Sources of signal noise can be highly dependent upon the kind of data that is being collected. Below are three broad categories of signal noise:
* **Data entry:** People may manually enter information incorrectly into a survey or form, leading to outliers in your data (e.g., entering `600 bpm` instead of `60 bpm` for heart rate).
* **Intrinsic causes:** A sensor can exhibit unwanted random variation due to factors like electrical interference, thermal deviation, and electronic component limitations.
* **Extrinsic causes:** There may be disturbances outside of the sensor that get superimposed on our measurements. For instance, if we are trying to record someone's voice using a microphone, ambient background sounds can make it more difficult for us to analyze speech.

Unfortunately, there is no one-size-fits-all solution to identifying signal noise. Some cases of noise might be obvious, while others may be more subtle. There might also be situations where you think something that looks like noise is actually an important indicator of the phenomenon you are trying to measure. Making these determinations will require inspecting your data closely and reflecting on how it was collected, and picking the correct technique for addressing signal noise can be equally complex.

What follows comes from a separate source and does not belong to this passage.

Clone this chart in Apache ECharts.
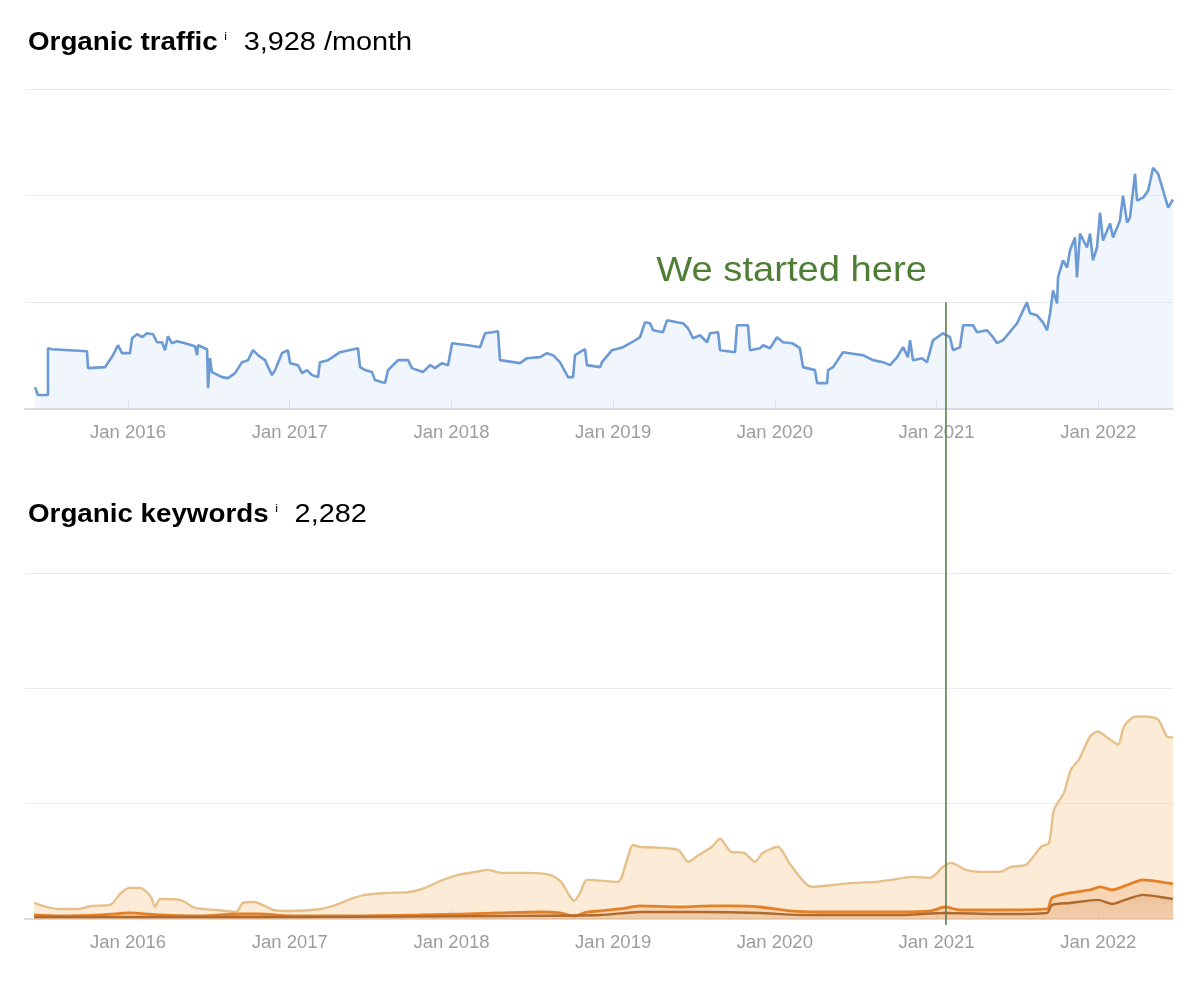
<!DOCTYPE html>
<html><head><meta charset="utf-8">
<script src="https://cdn.jsdelivr.net/npm/echarts@6/dist/echarts.min.js"></script>
<style>html,body{margin:0;padding:0;background:#fff}#c{width:1200px;height:981px}</style>
</head><body><div id="c"></div>
<script>
// ---- tick labels (x axis, decimal years) ----
const tickYears = [2016, 2017, 2018, 2019, 2020, 2021, 2022];
const tickLabels = ['Jan 2016','Jan 2017','Jan 2018','Jan 2019','Jan 2020','Jan 2021','Jan 2022'];

// ---- Organic traffic (visits / month), dates as decimal years ----
const trafficDates = [2015.425,2015.443,2015.505,2015.505,2015.530,2015.746,2015.753,2015.858,2015.907,2015.938,
2015.963,2016.012,2016.025,2016.056,2016.087,2016.117,2016.155,2016.179,2016.210,2016.229,
2016.247,2016.272,2016.303,2016.352,2016.414,2016.427,2016.433,2016.489,2016.495,2016.507,
2016.519,2016.581,2016.618,2016.662,2016.705,2016.742,2016.773,2016.804,2016.847,2016.890,
2016.909,2016.952,2016.989,2017.002,2017.051,2017.076,2017.107,2017.138,2017.175,2017.187,
2017.237,2017.311,2017.422,2017.435,2017.466,2017.509,2017.527,2017.589,2017.608,2017.670,
2017.732,2017.756,2017.824,2017.868,2017.898,2017.942,2017.979,2018.004,2018.103,2018.177,
2018.208,2018.251,2018.288,2018.300,2018.424,2018.467,2018.548,2018.591,2018.628,2018.671,
2018.721,2018.752,2018.764,2018.826,2018.838,2018.919,2018.931,2018.993,2019.061,2019.117,
2019.166,2019.197,2019.228,2019.247,2019.308,2019.333,2019.395,2019.432,2019.463,2019.494,
2019.537,2019.581,2019.599,2019.649,2019.661,2019.754,2019.766,2019.834,2019.846,2019.908,
2019.927,2019.970,2020.013,2020.050,2020.106,2020.155,2020.174,2020.248,2020.261,2020.323,
2020.329,2020.360,2020.421,2020.545,2020.607,2020.669,2020.712,2020.756,2020.793,2020.823,
2020.836,2020.854,2020.910,2020.941,2020.978,2021.040,2021.083,2021.102,2021.145,2021.164,
2021.225,2021.250,2021.312,2021.349,2021.374,2021.411,2021.498,2021.535,2021.559,2021.578,
2021.621,2021.658,2021.683,2021.702,2021.720,2021.745,2021.751,2021.782,2021.807,2021.825,
2021.856,2021.868,2021.887,2021.930,2021.949,2021.967,2021.992,2022.011,2022.029,2022.073,
2022.091,2022.134,2022.153,2022.178,2022.196,2022.227,2022.240,2022.277,2022.308,2022.339,
2022.370,2022.401,2022.432,2022.462];
const trafficValues = [411,262,262,1140,1121,1084,766,785,1009,1196,
1047,1047,1327,1402,1346,1420,1402,1252,1252,1103,
1364,1234,1271,1234,1177,1009,1196,1121,392,953,
692,598,579,673,878,916,1103,1009,916,635,
729,1047,1103,860,822,673,729,635,598,878,
916,1065,1140,785,729,692,542,486,729,916,
916,766,692,822,766,860,822,1234,1196,1159,
1420,1439,1458,916,860,953,972,1047,1009,878,
598,598,1009,1121,822,785,878,1103,1159,1252,
1346,1626,1607,1477,1439,1663,1626,1607,1514,1327,
1383,1252,1420,1439,1103,1065,1570,1570,1103,1140,
1196,1140,1346,1252,1234,1140,785,729,486,486,
729,785,1065,1009,916,878,822,972,1159,972,
1290,916,953,878,1290,1420,1346,1103,1159,1570,
1570,1439,1477,1346,1234,1290,1607,1850,2000,1794,
1757,1626,1477,1794,2224,1981,2467,2785,2654,2972,
3215,2467,3289,3028,3289,2785,3028,3682,3159,3476,
3215,3532,4000,3495,3588,4411,3906,3962,4093,4523,
4411,4093,3775,3928];

// ---- Organic keywords: all positions (total) ----
const kwTotalDates = [2015.419,2015.474,2015.567,2015.685,2015.777,2015.889,2015.957,2016.012,2016.074,2016.142,
2016.167,2016.198,2016.322,2016.414,2016.550,2016.668,2016.711,2016.779,2016.847,2016.897,
2017.008,2017.194,2017.286,2017.379,2017.466,2017.608,2017.744,2017.837,2017.948,2018.041,
2018.152,2018.220,2018.313,2018.474,2018.610,2018.678,2018.727,2018.758,2018.795,2018.838,
2019.030,2019.080,2019.123,2019.160,2019.401,2019.463,2019.531,2019.611,2019.661,2019.729,
2019.809,2019.877,2019.927,2020.020,2020.088,2020.180,2020.230,2020.366,2020.483,2020.626,
2020.718,2020.854,2020.960,2021.040,2021.089,2021.182,2021.275,2021.392,2021.460,2021.553,
2021.646,2021.695,2021.726,2021.788,2021.831,2021.881,2021.949,2021.998,2022.054,2022.122,
2022.159,2022.215,2022.283,2022.369,2022.425,2022.462];
const kwTotal = [202,164,126,126,164,177,328,391,391,277,
151,252,240,139,113,88,202,214,164,113,
101,126,177,252,303,328,340,391,492,555,
593,618,580,580,555,467,303,227,328,492,
467,706,933,908,870,719,807,908,1009,845,
832,719,832,908,706,467,404,429,454,467,
492,530,517,656,706,618,593,593,656,681,
908,958,1374,1589,1879,2005,2295,2358,2282,2194,
2421,2535,2547,2509,2295,2282];

// ---- Organic keywords: top 10 positions ----
const kwTop10Dates = [2015.419,2015.579,2015.827,2016.012,2016.198,2016.445,2016.693,2016.816,2017.002,2017.373,
2017.806,2018.300,2018.548,2018.671,2018.758,2018.838,2018.919,2019.042,2019.166,2019.414,
2019.599,2019.723,2019.908,2020.094,2020.279,2020.774,2020.960,2021.052,2021.145,2021.392,
2021.683,2021.714,2021.825,2021.949,2022.011,2022.085,2022.165,2022.277,2022.382,2022.462];
const kwTop10 = [50,38,50,76,50,38,63,63,38,38,
50,76,88,76,38,88,101,126,164,151,
164,164,151,101,88,88,101,151,113,113,
126,265,328,366,404,366,416,492,467,441];

// ---- Organic keywords: top 3 positions ----
const kwTop3Dates = [2015.419,2015.827,2017.064,2018.300,2018.919,2019.166,2019.537,2019.908,2020.155,2020.774,
2021.052,2021.392,2021.683,2021.714,2021.825,2021.998,2022.085,2022.165,2022.277,2022.382,2022.462];
const kwTop3 = [25,25,25,38,50,88,88,76,50,50,
76,63,76,177,202,240,189,240,303,277,252];

const startedAt = 2021.058;
const trafficHeader = '3,928 /month';
const keywordsHeader = '2,282';

const pairs = (xs, ys) => xs.map((x, i) => [x, ys[i]]);

const chart = echarts.init(document.getElementById('c'), null, {renderer: 'canvas'});
const font = 'Liberation Sans, Arial, sans-serif';

const xAxisBase = (gi) => ({
  type: 'value', gridIndex: gi, min: 2015.363, max: 2022.462,
  axisLine: {show: true, lineStyle: {color: '#dcdcdc', width: 2}},
  axisTick: {show: true, inside: true, length: 10, customValues: tickYears, lineStyle: {color: '#e6e6e6'}},
  axisLabel: {customValues: tickYears, formatter: v => tickLabels[tickYears.indexOf(Math.round(v))] || '',
    color: '#9d9d9d', fontSize: 18.5, fontFamily: font, margin: 14},
  splitLine: {show: false}
});
const yAxisBase = (gi, max, interval) => ({
  type: 'value', gridIndex: gi, min: 0, max: max, interval: interval,
  axisLine: {show: false}, axisTick: {show: false}, axisLabel: {show: false},
  splitLine: {show: true, lineStyle: {color: '#ececec', width: 1}}
});

chart.setOption({
  animation: false,
  backgroundColor: '#ffffff',
  grid: [
    {left: 25, right: 27, top: 89, bottom: 572},
    {left: 25, right: 27, top: 573, bottom: 62}
  ],
  xAxis: [xAxisBase(0), xAxisBase(1)],
  yAxis: [yAxisBase(0, 6000, 2000), yAxisBase(1, 4350, 1450)],
  series: [
    {
      name: 'Organic traffic', type: 'line', xAxisIndex: 0, yAxisIndex: 0,
      data: pairs(trafficDates, trafficValues), showSymbol: false,
      lineStyle: {color: '#6b9ad4', width: 2.6},
      areaStyle: {color: 'rgba(200,216,245,0.36)'}
    },
    {
      name: 'All positions', type: 'line', xAxisIndex: 1, yAxisIndex: 1,
      data: pairs(kwTotalDates, kwTotal), showSymbol: false, smooth: 0.25,
      lineStyle: {color: '#e6c08a', width: 2.4},
      areaStyle: {color: 'rgba(246,198,140,0.5)'}
    },
    {
      name: 'Top 10', type: 'line', xAxisIndex: 1, yAxisIndex: 1,
      data: pairs(kwTop10Dates, kwTop10), showSymbol: false, smooth: 0.25,
      lineStyle: {color: '#e3812a', width: 2.8},
      areaStyle: {color: 'rgba(238,150,70,0.35)'}
    },
    {
      name: 'Top 3', type: 'line', xAxisIndex: 1, yAxisIndex: 1,
      data: pairs(kwTop3Dates, kwTop3), showSymbol: false, smooth: 0.25,
      lineStyle: {color: '#b06a2e', width: 2.4},
      areaStyle: {color: new echarts.graphic.LinearGradient(0, 0, 0, 1, [
        {offset: 0, color: 'rgba(200,130,80,0.35)'}, {offset: 1, color: 'rgba(215,165,125,0.25)'}])}
    }
  ]
});

const gx = chart.convertToPixel({xAxisIndex: 0}, startedAt);
const gTop = chart.convertToPixel({yAxisIndex: 0}, 2000);
const gBottom = chart.convertToPixel({yAxisIndex: 1}, 0) + 6;
const headerRich = {
  b: {fontSize: 25, fontWeight: 'bold', color: '#333333', fontFamily: font},
  i: {fontSize: 11, color: '#b5b5b5', fontFamily: font, padding: [0, 0, 12, 6]},
  v: {fontSize: 26, color: '#444444', fontFamily: font, padding: [0, 0, 0, 15]}
};
chart.setOption({
  graphic: [
    {type: 'text', x: 28, y: 30, scaleX: 1.11, style: {text: '{b|Organic traffic}{i|i}{v|' + trafficHeader + '}', rich: headerRich}},
    {type: 'text', x: 28, y: 502, scaleX: 1.11, style: {text: '{b|Organic keywords}{i|i}{v|' + keywordsHeader + '}', rich: headerRich}},
    {type: 'line', z: 100, shape: {x1: gx, y1: gTop, x2: gx, y2: gBottom}, style: {stroke: '#5e7f4c', lineWidth: 1.6}},
    {type: 'text', z: 100, x: gx - 19, y: gTop - 31, scaleX: 1.09,
      style: {text: 'We started here', fill: '#4f7d35', fontSize: 35, fontFamily: font, align: 'right', verticalAlign: 'middle'}}
  ]
});
</script>
</body></html>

Below, we will cover two commonly-used techniques for dealing with sensor noise, but these are not comprehensive by any means.

# Outlier Detection

An ***outlier*** is a data point that is significantly different from the other data points in a dataset. Identifying and removing outliers can help ensure that your analyses do not get thrown off by random perturbations that do not mean anything.

To talk about different approaches to outlier detection, let's manually create a simple time-series of resting heart rate data, which we will assume should lie between 60–100 bpm.

In [None]:
hr_data = [60, 66, 64, 73, 65, 200, 70, 64, 66, 60]
hr_time = list(range(len(hr_data)))
lower_bound = 60
upper_bound = 100

plt.figure(figsize=(5,3))
plt.plot(hr_time, hr_data, 'k-*')
plt.xlabel('Hour')
plt.ylabel('Heart Rate (bpm)')
plt.show()

There is a clear outlier at the 5th hour when a resting heart rate of 200 bpm was recorded. In fact, we can tell that this data point is an outlier without even knowing its timestamp, so the techniques we will cover below will primarily involve working with `hr_data` only.

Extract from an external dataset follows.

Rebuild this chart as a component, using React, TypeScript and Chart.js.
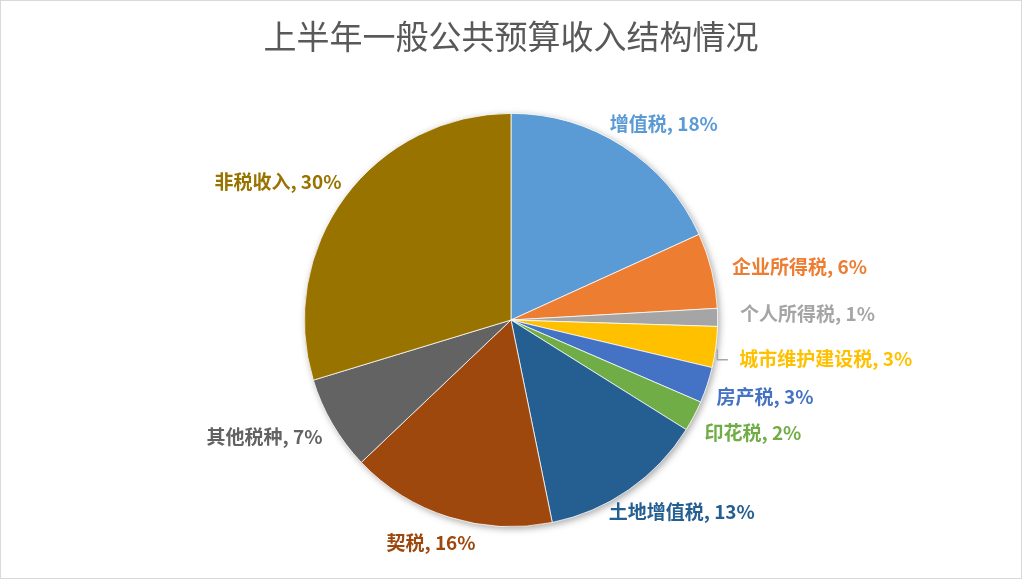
import React, { useEffect, useRef } from "react";
import { Chart, registerables } from "chart.js";

Chart.register(...registerables);

const TITLE = "上半年一般公共预算收入结构情况";
const categories = ["增值税", "企业所得税", "个人所得税", "城市维护建设税", "房产税", "印花税", "土地增值税", "契税", "其他税种", "非税收入"];
const values = [18.2, 5.9, 1.4, 3.2, 2.8, 2.4, 12.9, 16.1, 7.4, 29.7];
const colors = ["#5B9BD5", "#ED7D31", "#A5A5A5", "#FFC000", "#4472C4", "#70AD47", "#255E91", "#9E480E", "#636363", "#997300"];
// label nudges relative to the slice's outer mid-point (style only)
const labelOffsets: [number, number][] = [
  [41, -22], [88, -4], [90, -4], [110, 12], [58, 12], [59, 17], [53, 22], [-18, 26], [-68, 13], [-67, -15],
];
const leaderLines = [false, false, false, true, false, false, false, false, false, false];

const FONT = '"Noto Sans CJK SC", "Noto Sans", sans-serif';

const shadowPlugin = {
  id: "pieShadow",
  beforeDatasetsDraw(chart: any) {
    const meta = chart.getDatasetMeta(0);
    if (!meta.data.length) return;
    const a = meta.data[0];
    const ctx = chart.ctx;
    ctx.save();
    ctx.shadowColor = "rgba(0,0,0,0.35)";
    ctx.shadowBlur = 7;
    ctx.shadowOffsetX = 2;
    ctx.shadowOffsetY = 2;
    ctx.fillStyle = "#ffffff";
    ctx.beginPath();
    ctx.arc(a.x, a.y, a.outerRadius, 0, Math.PI * 2);
    ctx.fill();
    ctx.restore();
  },
};

const labelPlugin = {
  id: "pieLabels",
  afterDatasetsDraw(chart: any) {
    const meta = chart.getDatasetMeta(0);
    const ctx = chart.ctx;
    const total = values.reduce((s, v) => s + v, 0);
    ctx.save();
    ctx.font = `bold 19px ${FONT}`;
    ctx.textAlign = "center";
    ctx.textBaseline = "middle";
    meta.data.forEach((arc: any, i: number) => {
      const mid = (arc.startAngle + arc.endAngle) / 2;
      const ax = arc.x + Math.cos(mid) * arc.outerRadius;
      const ay = arc.y + Math.sin(mid) * arc.outerRadius;
      const pct = Math.round((values[i] / total) * 100);
      const text = `${categories[i]}, ${pct}%`;
      const [dx, dy] = labelOffsets[i];
      if (leaderLines[i]) {
        ctx.strokeStyle = "#A6A6A6";
        ctx.lineWidth = 1.5;
        ctx.beginPath();
        ctx.moveTo(ax + 1.5, ay + 2);
        ctx.lineTo(ax + 1.5, ay + 12.5);
        ctx.lineTo(ax + 12, ay + 12.5);
        ctx.stroke();
      }
      ctx.fillStyle = colors[i];
      ctx.fillText(text, ax + dx, ay + dy);
    });
    ctx.restore();
  },
};

export default function App() {
  const ref = useRef<HTMLCanvasElement | null>(null);
  useEffect(() => {
    document.body.style.margin = "0";
    if (!ref.current) return;
    const chart = new Chart(ref.current, {
      type: "pie",
      data: {
        labels: categories,
        datasets: [
          {
            data: values,
            backgroundColor: colors,
            borderColor: "#ffffff",
            borderWidth: 0.75,
            offset: 0,
            hoverOffset: 0,
          },
        ],
      },
      options: {
        responsive: false,
        animation: false,
        layout: { padding: { top: 16, bottom: 51, left: 200, right: 200 } },
        plugins: {
          legend: { display: false },
          tooltip: { enabled: false },
          title: {
            display: true,
            text: TITLE,
            color: "#595959",
            font: { size: 33, family: FONT, weight: "normal", lineHeight: 1.2 },
            padding: { top: 0, bottom: 56.4 },
          },
        },
      },
      plugins: [shadowPlugin, labelPlugin],
    });
    return () => chart.destroy();
  }, []);
  return (
    <div
      style={{
        width: 1022,
        height: 579,
        border: "1px solid #D9D9D9",
        boxSizing: "border-box",
        background: "#ffffff",
      }}
    >
      <canvas ref={ref} width={1020} height={577} style={{ display: "block" }} />
    </div>
  );
}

## Identifying Outliers: Manual Method

If you know ahead of time that your data should fall within a specific range, you can use comparators and comparator-like functions to check if your data lies within that range. Below are three examples using `if` statements, `numpy`, and `pandas`:

In [None]:
# Manual
is_outlier = []
for hr in hr_data:
    out_of_range = hr < lower_bound or hr > upper_bound
    is_outlier.append(out_of_range)
print(is_outlier)

In [None]:
# Numpy boolean mask
hr_array = np.array(hr_data)
(hr_array < lower_bound) | (hr_array > upper_bound)

In [None]:
# Pandas between
hr_series = pd.Series(hr_data)
~hr_series.between(lower_bound, upper_bound)

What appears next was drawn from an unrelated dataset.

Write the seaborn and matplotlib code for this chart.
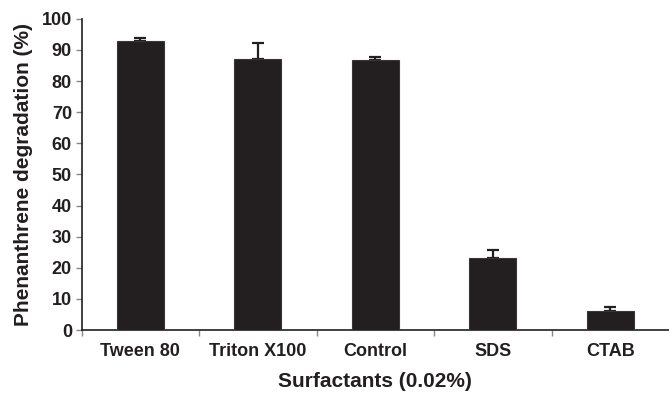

## Identifying Outliers: Z-Score

If you don't know the range in which your data should fall ahead of time, you can manually calculate the distribution of the data and then check to see how far away each point is from that distribution.

One way of doing this is by using the ***Z-score***, which measures how many standard deviations a data point is from the mean. When you use a measure like Z-score, you will need to decide how far away a data point should be in order for it to be considered an outlier. Let's look at the Z-score for each data point in our heart rate data:

In [None]:
from scipy import stats
stats.zscore(hr_data)

Notice that most of our data points are within one standard deviation (i.e., their Z-score is between -1 and 1). However, our obviously incorrect data point has a Z-score that is close to 3. Therefore, we might consider that any data point with a Z-score greater than 2 or less than -2 should be considered an outlier in this case:

In [None]:
np.abs(stats.zscore(hr_data)) > 2

## Handling Outliers: Placeholder Values


Handling outliers can be just as tricky as handling missing data since you don't know what the real value should have been at that timestamp.

One common approach you might have seen for handling outliers and missing data is by using a pre-determined ***placeholder value***.

Some common placeholder values you might see people use as they are saving data in Excel include `-1` (if you know that the data is always going to be positive) and `np.nan` (short for "not a number"). However, these values actually introduces new trends that make it more difficult to process your data later.

A safer placeholder value is one that you will know falls within the distribution of your data. For our heart rate data, for example, we might consider picking the average heart rate in our time series:

In [None]:
# Compute the placeholder
hr_series = pd.Series(hr_data)
placeholder = hr_series.mean()

# Find the outlier entries and replace them
outlier_mask = ~hr_series.between(lower_bound, upper_bound)
hr_series[outlier_mask] = placeholder
print(hr_series)

## Handling Outliers: Interpolation

Placeholder values are applied uniformly across an entire dataset whenever there is an outlier. If your data has lots of outliers, then the same placeholder value will appear many times in your new signal. This may not be ideal since it will heavily skew the distribution of your measurements.

Rather than replacing all outliers using the same value, we can replace outliers with values that resemble nearby measurements. We can do this using the same interpolation techniques we explored earlier, bearing in mind that we should remove out outliers before generating our interpolator:

In [None]:
# Convert to numpy
hr_time_arr = np.array(hr_time)
hr_data_arr = np.array(hr_data)

# Find the outlier entries and remove them
outlier_mask = (hr_array > lower_bound) & (hr_array < upper_bound)
hr_time_clean = hr_time_arr[outlier_mask]
hr_data_clean = hr_data_arr[outlier_mask]

# Interpolate
hr_resampled = np.interp(hr_time_arr, hr_time_clean, hr_data_clean)
print(hr_resampled)

# Summary

There are many techniques at our disposal in order to make real-world data conform to these assumptions. However, it will be important for you to consider the implications of applying these techniques to your data. If you preprocess your data too heavily, you may remove important information that will be useful down the road for other analyses.